Le street art s’empare à bras le corps de l’animation et ce n’est absolument pas le fruit du hasard. Les outils de captation et de montage évoluent, se simplifient, se démocratisent certes, mais les artistes les plus opiniâtres (“opportunistes” hurlent les mauvaises langues !) de cette discipline y trouvent avant tout un moyen de rompre avec l’éphémérité intrinsèque de l’art des rues, s’octroyant au passage la possibilité d’un rayonnement plus large. C’est le moins que l’on puisse dire !
Dissocions deux approches de ce qui relève, aux yeux du commun des mortels, de la seule prouesse technique, la captation brute en timelaps et le filmage raisonné image-par-image.
La première option réside en la saisie photographique de l’écoulement d’une temporalité réelle (d’un “détournement de l’identité cinétique des phénomènes de la nature” pour citer Georges Sifianos), la seconde sous-tend une scénarisation cinématographique d’une irréalité temporelle, qualifiée généralement de “pixillation”. Mais dans les deux cas, le matériau reste le même : l’existant concret d’un mur badigeonné avec amour.
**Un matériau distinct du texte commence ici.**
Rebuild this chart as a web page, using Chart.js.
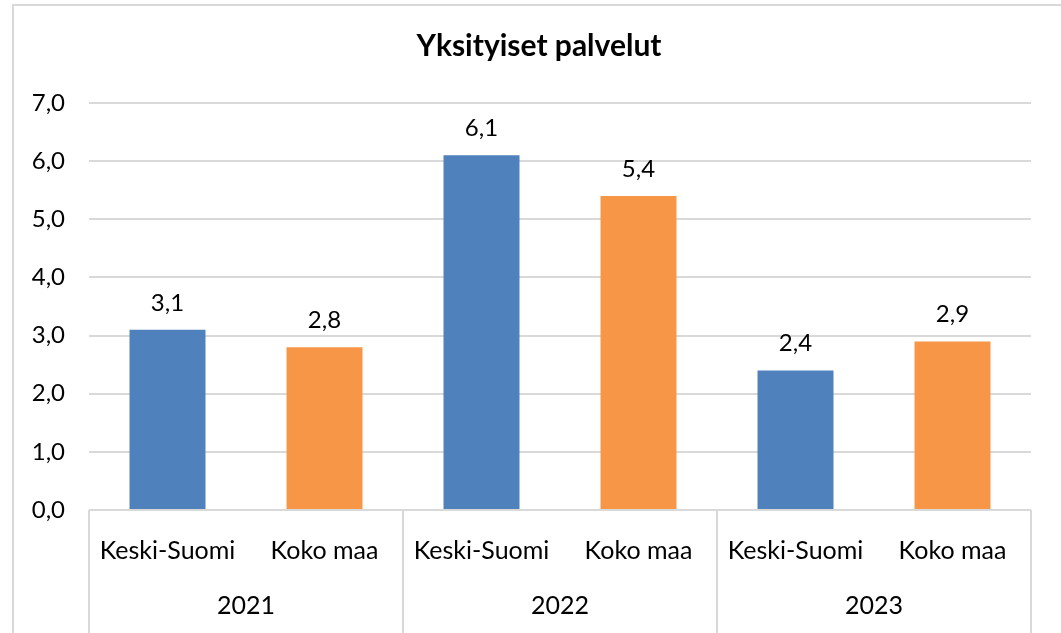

A l’occasion de la dernière édition du festival de film d’animation CutOut Fest (Quétaro, Mexique), le collectif Broken Fingaz (“doigts cassés”) a réalisé le film-performance, “La Fabrica”, empruntant la voie ouverte par Blu, la radicalité en moins, la couleur en plus.
Quelques jours avant la diffusion sur le Net de ce morceau de bravoure, la toile s’extasiait sur l’hyper-laps épileptique des australiens de Sofles. Elle éprouvait sans s’en rendre compte la synergie annoncée de longue date entre l’art séculaire de l’image animée, qui cherche désespérément à s’affranchir du vampirisme numérique, et de la pratique du graffiti désormais insatisfaite de la seule immobilité murale.
La liberté d’expression artistique n’a de sens que si elle repousse sans cesse ses propres limites. Les performers des rues sont certainement ceux qui expriment cet axiome le plus frontalement. Sauront-ils seulement résister aux sirènes de la récupération et de la cupidité ? C’est une autre interrogation existentielle, à laquelle Banksy a déjà fourni réponses (Faites le mur), des réponses pas optimistes du tout.